Employment Agreements Are Real
The employment agreement should be consistent with the employment relationship.  The Board provides in the proposed Position Statement, “Employment Agreements are legal documents. Licensees should seek their own legal counsel before signing them.”  The Position Statement also provides that employment agreements should be negotiated in “good faith” and that both parties should engage legal counsel “experienced in physician employment matters.”  It is obvious that I would mention this, analogous to the barber extolling the virtues of a haircut; but I think it is telling us more.  The takeaway to licensees is “do not tell us you did not know what was in your employment agreement, or that you did not understand it.”  Physicians are forewarned.

Know What is Expected of You
Physicians are required to know the policies and protocols of their employers.  The Board will have little tolerance for a physician’s attempt to defend his or her actions because an employer steered the physician away from doing the right thing.  Further, ancillary to this point is the Board expects physicians to associate with ethical employers.  A physician cannot hide behind an employer when taken to task.  In fact, the Position Statement goes so far to say that you need to “Recognize that your obligation to provide care that conforms to the standards of acceptable and prevailing medical practice, or the ethics of the medical profession, may require you to leave a situation that does not allow you to provide such care.”  This is the “Johnny Paycheck[1] option.”  In short, if your employer is making you do something you believe to be short of acceptable and prevailing standards of medical care, the Board expects you to resign.

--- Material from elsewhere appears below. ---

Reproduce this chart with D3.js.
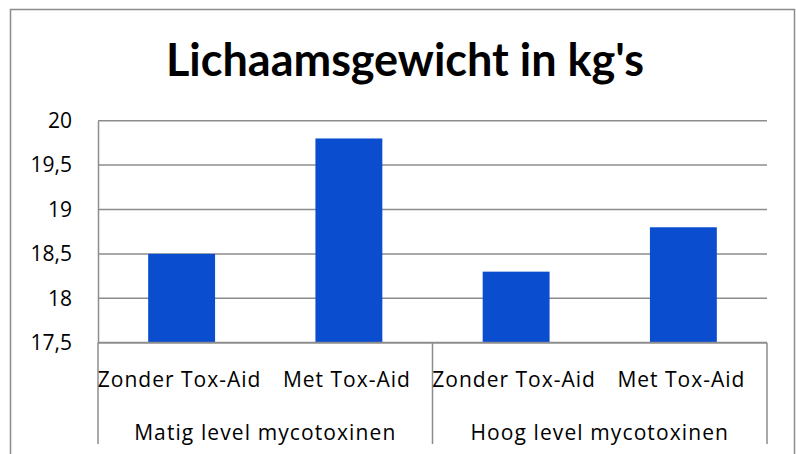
<!DOCTYPE html>
<html>
<head>
<meta charset="utf-8">
<script src="https://cdn.jsdelivr.net/npm/d3@7"></script>
<style>
  body { margin: 0; background: #fff; }
  svg { display: block; }
  text { fill: #000; }
</style>
</head>
<body>
<div id="chart"></div>
<script>
'use strict';

// data
const title = "Lichaamsgewicht in kg's"
const categories = ['Zonder Tox-Aid', 'Met Tox-Aid', 'Zonder Tox-Aid', 'Met Tox-Aid']
const groups = ['Matig level mycotoxinen', 'Hoog level mycotoxinen']
const values = [18.5, 19.8, 18.3, 18.8]
const yTicks = [17.5, 18, 18.5, 19, 19.5, 20]

var width = 796,
    height = 454;

var plot = { left: 98, right: 767, top: 120.7, bottom: 342.7 }

var svg = d3.select('#chart').append('svg')
    .attr('width', width)
    .attr('height', height)

// outer chart border (runs off the bottom of the picture)
svg.append('rect')
    .attr('x', 10.5)
    .attr('y', 9.5)
    .attr('width', 784)
    .attr('height', 470)
    .attr('fill', 'none')
    .attr('stroke', '#8c8c8c')
    .attr('stroke-width', 1.5)

svg.append('text')
    .attr('x', 405)
    .attr('y', 76)
    .attr('text-anchor', 'middle')
    .style('font-family', 'Lato, sans-serif')
    .style('font-size', '45px')
    .style('font-weight', 'bold')
    .text(title)

var y = d3.scaleLinear()
    .domain([17.5, 20])
    .range([plot.bottom, plot.top])

// one slot per bar, bar = 40% of slot (Excel gap width 150%)
var x = d3.scaleBand()
    .domain(d3.range(categories.length))
    .range([plot.left, plot.right])
    .paddingInner(0.6)
    .paddingOuter(0.3)

var xGroup = d3.scaleBand()
    .domain(d3.range(groups.length))
    .range([plot.left, plot.right])

// gridlines
svg.append('g').selectAll('line')
    .data(yTicks.slice(1))
    .enter().append('line')
    .attr('x1', plot.left)
    .attr('x2', plot.right)
    .attr('y1', d => y(d))
    .attr('y2', d => y(d))
    .attr('stroke', '#8c8c8c')
    .attr('stroke-width', 1.5)

// y axis
var yAxis = d3.axisLeft(y)
    .tickValues(yTicks)
    .tickSize(0)
    .tickPadding(26)
    .tickFormat(d => d3.format('')(d).replace('.', ','))

svg.append('g')
    .attr('transform', 'translate(' + plot.left + ',0)')
    .call(yAxis)
    .call(g => g.select('.domain').attr('stroke', '#8c8c8c').attr('stroke-width', 1.5))
    .call(g => g.selectAll('text')
        .style('font-family', '"Open Sans", sans-serif')
        .style('font-size', '21px')
        .attr('fill', '#000'))

// bars
svg.append('g').selectAll('rect')
    .data(values)
    .enter().append('rect')
    .attr('x', (d, i) => x(i))
    .attr('width', x.bandwidth())
    .attr('y', d => y(d))
    .attr('height', d => y(17.5) - y(d))
    .attr('fill', '#0a4ecf')

// x axis line
svg.append('line')
    .attr('x1', plot.left)
    .attr('x2', plot.right)
    .attr('y1', plot.bottom)
    .attr('y2', plot.bottom)
    .attr('stroke', '#8c8c8c')
    .attr('stroke-width', 2)

// group separators
var sepX = xGroup.domain().map(i => xGroup(i)).concat([plot.right])
svg.append('g').selectAll('line')
    .data(sepX)
    .enter().append('line')
    .attr('x1', d => d)
    .attr('x2', d => d)
    .attr('y1', plot.bottom)
    .attr('y2', 444)
    .attr('stroke', '#8c8c8c')
    .attr('stroke-width', 1.5)

// category labels
svg.append('g').selectAll('text')
    .data(categories)
    .enter().append('text')
    .attr('x', (d, i) => x(i) + x.bandwidth() / 2 - 2)
    .attr('y', 387)
    .attr('text-anchor', 'middle')
    .style('font-family', '"Open Sans", sans-serif')
    .style('font-size', '21px')
    .style('letter-spacing', '1px')
    .text(d => d)

// group labels
svg.append('g').selectAll('text')
    .data(groups)
    .enter().append('text')
    .attr('x', (d, i) => xGroup(i) + xGroup.bandwidth() / 2)
    .attr('y', 440)
    .attr('text-anchor', 'middle')
    .style('font-family', '"Open Sans", sans-serif')
    .style('font-size', '21px')
    .style('letter-spacing', '1.1px')
    .text(d => d)
</script>
</body>
</html>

A Supervisory Role Doesn’t Insulate You
The Position Statement is specific: if your position removes you from direct patient care “such as a medical director or vice president of medical affairs . . . [such a role] does not remove you from professional ethical obligations.”  The Board provides that “patient welfare must take priority in any situation where the interests of licensees and employers conflict.”

Guidance to Employers Is Plentiful
The proposed Position Statement cites the American Medical Association’s “Principles for Physician Employment” AMA H-22.950 which indicates that employed physicians “should be free to exercise their personal and professional judgment in voting, speaking and advocating on any manner regarding patient care interests, the profession, health care in the community and the independent exercise of medical judgment.  Employed physicians should not be deemed in breach of their employment agreements, nor be retaliated against by their employers, for asserting these interests.”

Further, the Position Statement indicates that while physicians typically assign billings to employers, “employed physicians or their chosen representatives should be prospectively involved if the employer negotiates agreements for them for professional fees, capitation or global billing, or shared savings.  Additionally, employed physicians should be informed about the actual payment amount allocated to the professional fee component of the total payment received by the contractual arrangement.”  Position Statement, p. 5.

Conclusion - Patient Welfare is the Guidepost
The Position Statement is replete with references to patient welfare trumping the relationship between the employed physician and his or her employer.  For example, patients should be notified when a physician departs from the practice, and informed of the physician’s new contact information.  Further, the Position Statement cites the AMA “A physician's paramount responsibility is to his or her patients.”  The AMA recognizes the inherent conflict of interest with the physician’s duty to his or her patients and the duty of loyalty owed to the physician’s employer.  “This divided loyalty can create conflicts of interest, such as financial incentives to over- or under-treat patients, which employed physicians should strive to recognize and address.”  It is clear, however, that the “employer-made-me-do-it” will not be an acceptable defense.